Building upon the fabric of the ancient world, it was evangelisation which formed Europe; the Faith favouring the formation of different cultures, different nations, but all linked to the common patrimony of the Gospel. However, it is only with the advent of the Modern Era, when the known world was extended to Asia, the Americas, to Africa and Australia, that Europe was seen in a more objective way.

St Paul's address at the Areopagus in Athens (Acts 17: 22-31) holds the key for what would take place in the wider Europe. In this speech St Paul first recognises the religion of the ancient world and, in so doing, prepares his hearers for a proclamation of the Incarnation and the Redemption. The Church would go on to achieve a profound integration of faith and culture in the peoples of Europe.

The first great 'wounding' of Europe was the 'Great Schism' of 1054 when the Eastern and Western Churches ceased to function together. Then, at the beginning of the Modern Era disputes arose with the Protestant reformation, and the Western Church suffered further divisions.

During the Seventeenth and Eighteenth centuries - the era of the Enlightenment - Christ began to be rejected in Europe. The Enlightenment was not an outright rejection of God, but an attempt to exclude Christ from thought and from Europe's history.

Today a cultural drama continues for those who reject Christ; for the ideas of these secularists are, in fact, profoundly rooted in Christianity, so deeply has the Gospel marked Europe.

Christ himself gives us a Theology of the Incarnation and Redemption. In the metaphore of the Vine and the branches (John 15: 5ff), Christ shows how God cares for and cultivates his creature. He grafts it onto the stock of the divinity of His Son. From the beginning man has been called into existence in God's image and likeness. By agreeing to be grafted onto Christ, man can fully become himself. By refusing this grafting man is condemning himself to an incomplete humanity.

So, in the European Enlightenment man has endeavoured to cut himself off from the Vine, and thereby he opened up the path that would lead to the devastating experience of evil in the Twentieth century.

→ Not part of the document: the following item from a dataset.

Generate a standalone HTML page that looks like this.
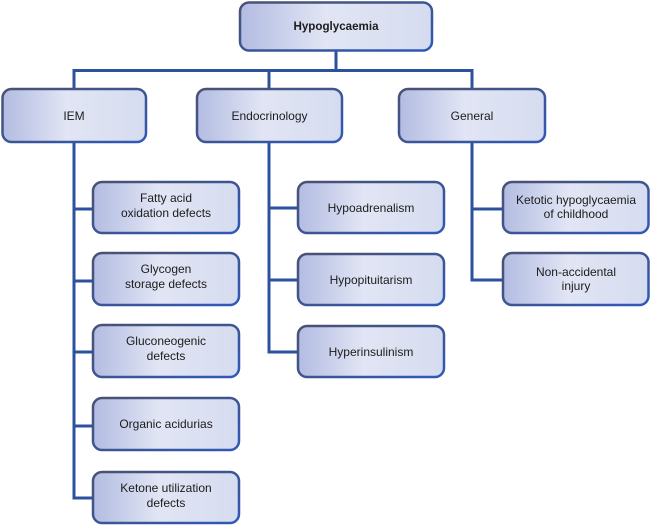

According to St Thomas Aquinas evil is the absence of good. For man to deprive himself of the good of being a part of the Vine is to deprive himself of that fullness which God intends for man.

(The above photo I took a few years ago in the churchyard in the village of Birstall in North Yorkshire. It is the gravestone of the late Christopher Dawson, the Catholic sociologist whose life's work was given over to helping Europe rebuild itself on the foundations of the Gospel after the Second World War.)